What needs to be done: Where does the string "matplotlib" appear? Copy every line of the entries below that holds it.

——

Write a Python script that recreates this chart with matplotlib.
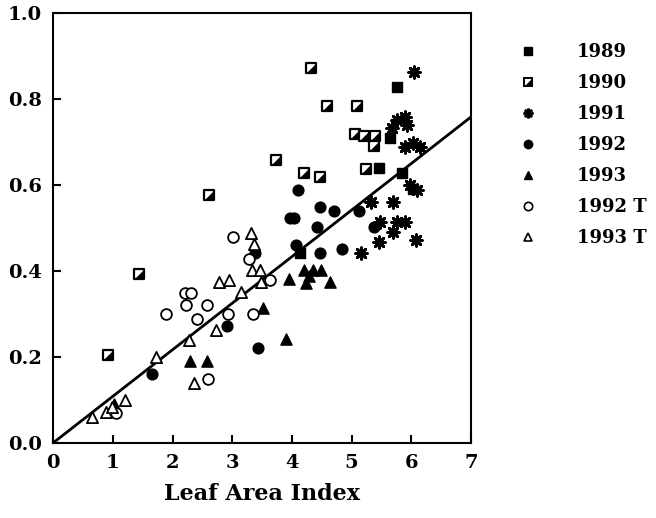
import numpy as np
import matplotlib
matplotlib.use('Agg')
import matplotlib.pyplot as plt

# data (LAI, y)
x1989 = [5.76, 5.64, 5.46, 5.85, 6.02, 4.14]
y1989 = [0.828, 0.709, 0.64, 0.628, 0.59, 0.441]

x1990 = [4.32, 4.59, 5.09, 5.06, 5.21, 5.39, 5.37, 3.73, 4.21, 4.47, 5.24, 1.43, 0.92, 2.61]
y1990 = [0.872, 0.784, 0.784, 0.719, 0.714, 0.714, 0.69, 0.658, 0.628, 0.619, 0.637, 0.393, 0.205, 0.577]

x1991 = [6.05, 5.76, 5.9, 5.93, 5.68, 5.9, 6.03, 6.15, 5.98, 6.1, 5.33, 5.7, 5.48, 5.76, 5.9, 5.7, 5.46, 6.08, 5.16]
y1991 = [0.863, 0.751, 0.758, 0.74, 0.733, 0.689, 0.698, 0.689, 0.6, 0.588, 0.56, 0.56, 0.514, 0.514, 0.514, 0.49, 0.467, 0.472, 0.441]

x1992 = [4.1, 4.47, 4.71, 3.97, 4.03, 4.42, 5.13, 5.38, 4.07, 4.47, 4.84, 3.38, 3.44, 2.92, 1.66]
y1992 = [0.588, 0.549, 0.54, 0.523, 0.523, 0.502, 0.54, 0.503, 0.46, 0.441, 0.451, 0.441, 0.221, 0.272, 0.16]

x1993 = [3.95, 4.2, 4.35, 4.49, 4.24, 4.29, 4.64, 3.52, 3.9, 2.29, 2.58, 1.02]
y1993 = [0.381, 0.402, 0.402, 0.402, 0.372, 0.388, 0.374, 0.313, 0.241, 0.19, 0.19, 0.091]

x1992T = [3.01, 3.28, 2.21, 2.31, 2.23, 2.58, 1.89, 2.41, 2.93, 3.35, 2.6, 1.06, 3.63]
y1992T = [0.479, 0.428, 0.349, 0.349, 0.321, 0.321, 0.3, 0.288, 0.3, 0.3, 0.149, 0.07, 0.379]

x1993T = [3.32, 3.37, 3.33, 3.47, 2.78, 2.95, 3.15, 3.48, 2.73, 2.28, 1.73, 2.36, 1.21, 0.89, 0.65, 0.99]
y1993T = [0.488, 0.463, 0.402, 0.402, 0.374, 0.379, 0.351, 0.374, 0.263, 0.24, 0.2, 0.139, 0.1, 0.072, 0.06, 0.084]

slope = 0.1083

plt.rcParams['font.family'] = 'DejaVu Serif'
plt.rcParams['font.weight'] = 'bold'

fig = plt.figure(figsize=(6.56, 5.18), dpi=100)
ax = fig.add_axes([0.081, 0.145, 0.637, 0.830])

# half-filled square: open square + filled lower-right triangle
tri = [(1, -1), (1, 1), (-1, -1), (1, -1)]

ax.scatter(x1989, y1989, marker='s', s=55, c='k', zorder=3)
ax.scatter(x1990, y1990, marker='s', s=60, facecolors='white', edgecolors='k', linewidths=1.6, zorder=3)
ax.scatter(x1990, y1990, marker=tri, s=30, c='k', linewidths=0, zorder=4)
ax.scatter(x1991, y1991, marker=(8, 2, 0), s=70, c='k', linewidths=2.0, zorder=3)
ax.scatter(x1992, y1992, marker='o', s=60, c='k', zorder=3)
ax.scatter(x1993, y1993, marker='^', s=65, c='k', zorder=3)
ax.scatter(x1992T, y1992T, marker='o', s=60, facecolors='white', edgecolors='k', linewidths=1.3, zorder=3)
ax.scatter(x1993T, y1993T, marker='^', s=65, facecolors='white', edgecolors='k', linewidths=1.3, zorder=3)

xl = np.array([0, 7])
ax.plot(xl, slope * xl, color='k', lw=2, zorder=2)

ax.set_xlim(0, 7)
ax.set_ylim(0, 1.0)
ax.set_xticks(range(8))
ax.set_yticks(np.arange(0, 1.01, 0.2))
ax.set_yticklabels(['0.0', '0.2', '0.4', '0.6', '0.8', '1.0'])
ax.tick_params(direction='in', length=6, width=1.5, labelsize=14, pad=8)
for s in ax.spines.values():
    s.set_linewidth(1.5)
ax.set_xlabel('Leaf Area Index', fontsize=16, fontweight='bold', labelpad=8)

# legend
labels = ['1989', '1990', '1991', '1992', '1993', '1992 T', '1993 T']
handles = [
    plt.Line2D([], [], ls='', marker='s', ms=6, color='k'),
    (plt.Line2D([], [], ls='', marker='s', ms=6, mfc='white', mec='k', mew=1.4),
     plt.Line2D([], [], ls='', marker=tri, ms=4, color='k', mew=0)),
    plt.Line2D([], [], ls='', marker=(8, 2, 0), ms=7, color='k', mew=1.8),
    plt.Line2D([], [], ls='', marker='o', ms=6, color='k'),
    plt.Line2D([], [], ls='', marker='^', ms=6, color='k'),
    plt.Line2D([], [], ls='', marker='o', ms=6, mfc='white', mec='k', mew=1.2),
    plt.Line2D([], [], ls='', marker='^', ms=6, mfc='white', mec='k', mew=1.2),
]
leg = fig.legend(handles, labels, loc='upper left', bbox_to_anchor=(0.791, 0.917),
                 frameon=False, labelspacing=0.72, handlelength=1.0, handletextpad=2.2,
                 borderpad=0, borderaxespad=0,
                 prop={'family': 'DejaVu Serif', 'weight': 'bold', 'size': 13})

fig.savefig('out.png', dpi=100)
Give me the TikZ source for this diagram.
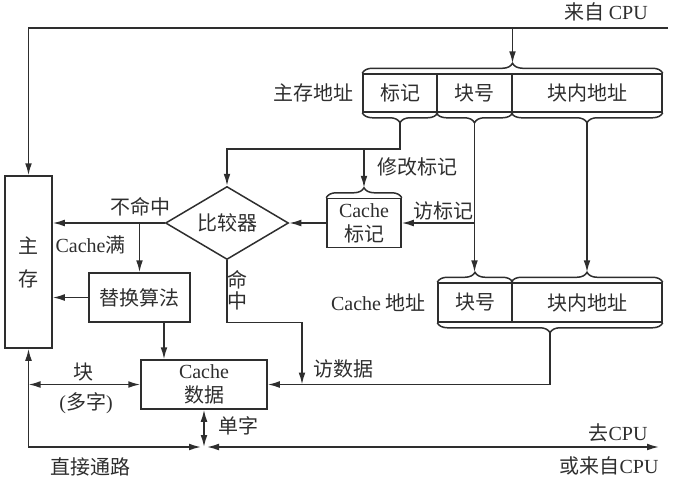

——

Task solution:
Write a Python script that recreates this chart with matplotlib.
import matplotlib
matplotlib.use('Agg')
import matplotlib.pyplot as plt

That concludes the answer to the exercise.